1967 GOULET & DENOBLE "PROBE" AA/FUEL DRAGSTER
1/4 mile/7.640 sec. 178.57mph
Following in the slick marks left by Don Garlits' Swamp Rat, HEMI® engines were a common choice for the supercharged, lightweight dragsters that ran in the AA/fuel class, burning nitromethane/alcohol mixtures. The rugged design of the HEMI® could withstand even the 1,200 to 1,500 hp generated by the cars. This dragster built in 1967 used a 1957 392 c.i.d. HEMI® as the starting point. It is equipped with Hilborn fuel injection and a Roots-type 8-71 supercharger. A Hayes sliding clutch couples the drive shaft directly to the solid rear axle. There is no transmission.

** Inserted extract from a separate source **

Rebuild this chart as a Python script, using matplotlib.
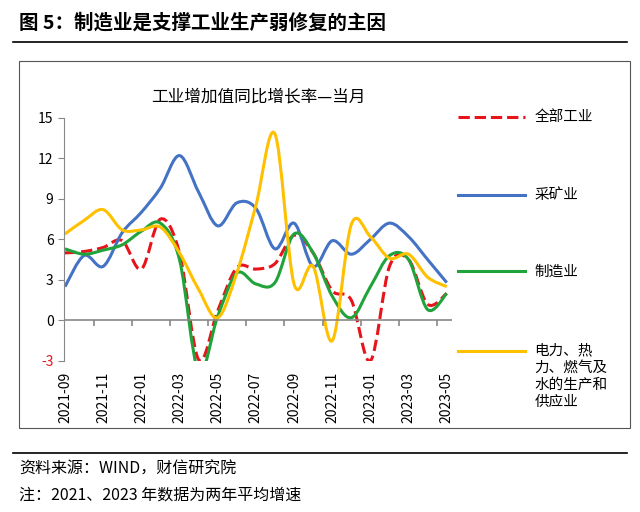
import numpy as np
import matplotlib
matplotlib.use('Agg')
import matplotlib.pyplot as plt
from matplotlib.path import Path
from matplotlib.patches import PathPatch, Rectangle
from matplotlib.lines import Line2D

plt.rcParams['font.family'] = ['Noto Sans CJK SC', 'DejaVu Sans']

months = ['2021-09', '2021-10', '2021-11', '2021-12', '2022-01', '2022-02', '2022-03',
          '2022-04', '2022-05', '2022-06', '2022-07', '2022-08', '2022-09', '2022-10',
          '2022-11', '2022-12', '2023-01', '2023-02', '2023-03', '2023-04', '2023-05']
total = [5.0, 5.1, 5.4, 5.9, 3.8, 7.5, 5.0, -2.9, 0.7, 3.9, 3.8, 4.2, 6.3, 5.0,
         2.2, 1.5, -3.0, 4.0, 4.5, 1.2, 2.0]
mining = [2.5, 4.8, 4.0, 6.5, 8.0, 9.8, 12.2, 9.5, 7.0, 8.7, 8.3, 5.3, 7.2, 4.0,
          5.9, 4.9, 6.0, 7.2, 6.2, 4.5, 2.8]
manuf = [5.3, 4.9, 5.2, 5.6, 6.6, 7.2, 4.5, -3.8, 0.3, 3.5, 2.7, 2.8, 6.4, 5.0,
         1.8, 0.2, 2.5, 4.8, 4.5, 0.8, 2.0]
power = [6.4, 7.4, 8.2, 6.7, 6.7, 6.9, 5.0, 2.3, 0.2, 3.5, 8.5, 13.8, 2.7, 4.0,
         -1.5, 7.1, 6.2, 4.6, 4.9, 3.2, 2.5]

series = [
    ('全部工业', total, '#e8141b', '--'),
    ('采矿业', mining, '#4472c4', '-'),
    ('制造业', manuf, '#1fa33a', '-'),
    ('电力、热\n力、燃气及\n水的生产和\n供应业', power, '#ffc000', '-'),
]


def smooth_path(x, y):
    # Catmull-Rom style bezier through the monthly points (like Excel smoothed lines)
    pts = np.column_stack([x, y])
    verts = [pts[0]]
    codes = [Path.MOVETO]
    n = len(pts)
    for i in range(n - 1):
        p0 = pts[i - 1] if i > 0 else pts[i]
        p1, p2 = pts[i], pts[i + 1]
        p3 = pts[i + 2] if i + 2 < n else pts[i + 1]
        c1 = p1 + (p2 - p0) / 6
        c2 = p2 - (p3 - p1) / 6
        verts += [c1, c2, p2]
        codes += [Path.CURVE4] * 3
    return Path(verts, codes)


fig = plt.figure(figsize=(6.4, 5.12), dpi=100)
fig.text(0.03, 0.955, '图 5：制造业是支撑工业生产弱修复的主因', fontsize=14,
         fontweight='bold', va='center')
fig.add_artist(Line2D([0.02, 0.98], [0.918, 0.918], color='black', lw=1.2))
fig.add_artist(Rectangle((0.03, 0.165), 0.955, 0.715, fill=False,
                         edgecolor='#555555', lw=0.8))
fig.add_artist(Line2D([0.02, 0.98], [0.115, 0.115], color='black', lw=1.2))
fig.text(0.03, 0.083, '资料来源：WIND，财信研究院', fontsize=11.5, va='center')
fig.text(0.03, 0.033, '注：2021、2023 年数据为两年平均增速', fontsize=11.5, va='center')

ax = fig.add_axes([0.1, 0.295, 0.607, 0.475])
x = np.arange(len(months))
for name, vals, color, ls in series:
    patch = PathPatch(smooth_path(x, vals), facecolor='none', edgecolor=color,
                      lw=2.2, linestyle=ls)
    ax.add_patch(patch)
    patch.set_clip_on(True)

ax.set_xlim(-0.05, 20.3)
ax.set_ylim(-3, 15)
ax.set_yticks([-3, 0, 3, 6, 9, 12, 15])
ax.set_yticklabels(['-3', '0', '3', '6', '9', '12', '15'], fontsize=10)
ax.get_yticklabels()[0].set_color('#e8141b')
ax.set_xticks(x[::2])
ax.set_xticklabels(months[::2], rotation=90, fontsize=10)
ax.tick_params(axis='x', length=0, pad=8)
ax.tick_params(axis='y', length=4, color='#888888')
for s in ['top', 'right', 'bottom']:
    ax.spines[s].set_visible(False)
ax.spines['left'].set_color('#888888')
ax.axhline(0, color='#888888', lw=1.2)
ax.vlines(x[2::2] - 0.5, -0.4, 0, color='#888888', lw=1.2)
ax.set_title('工业增加值同比增长率—当月', fontsize=12, pad=12)

legend_y = [0.772, 0.62, 0.47, 0.315]
for (name, vals, color, ls), ly in zip(series, legend_y):
    fig.add_artist(Line2D([0.715, 0.82], [ly, ly], color=color, lw=2.2, linestyle=ls))
    fig.text(0.835, ly, name, fontsize=10.5, va='top' if '\n' in name else 'center',
             linespacing=1.3, transform=fig.transFigure)
fig.texts[-1].set_y(legend_y[-1] + 0.015)

fig.savefig('out.png', dpi=100)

Wheels are 16-inch, polished American mags with M & H racing slicks. Dubbed "Probe," this car competed in the Midwest between 1967-1969 for the Phil Goulet (tuning) and Ray DeNoble (driver) team.
Logghe Stamping Company of Warren, Mich., fabricated Probe's frame of chrome-molybdenum tubing; the aluminium body was fabricated by Al Bergler.
Length: 220"
Wheelbase: 185"
Max. Width: 48"
Minimum Ground Clearance: 3"
1967 "SILVER BULLET"
The saga of the "Silver Bullet" began with Jimmy Addison, the manager of a Sunoco station on Woodward Avenue, and a man known for his skill in setting up a car for drag racing competition. He was also famed as a street racer, driving a 1962 Max Wedge Dodge. Addison was respected by Chrysler performance engineers, who helped him acquire a 1967 Plymouth Belvedere GTX used to set 440 four-bbl Wedge component combinations.
Connections at Chrysler also helped Addison build a bored and stroked HEMI® with aluminium heads, special cam, carburettors and pistons to replace the Wedge. The HEMI® was matched with a Torqueflight automatic transmission fitted with a 4,000 rpm stall converter, special rear end ratios and 12-inch slicks on the rear tyres. Addison installed fibreglass fenders, doors, hood and decklid to drop the overall weight by some 500 pounds. Flared rear fenders were necessary due to the wide slicks, and the car was painted silver. When journalist Ro McGonegal wrote about the car for the September 1971 issue of Car Craft magazine, he supplied the name - the "Silver Bullet."
Retired from racing, the "Silver Bullet" was found and restored by noted Mopar muscle car collector Harold Sullivan.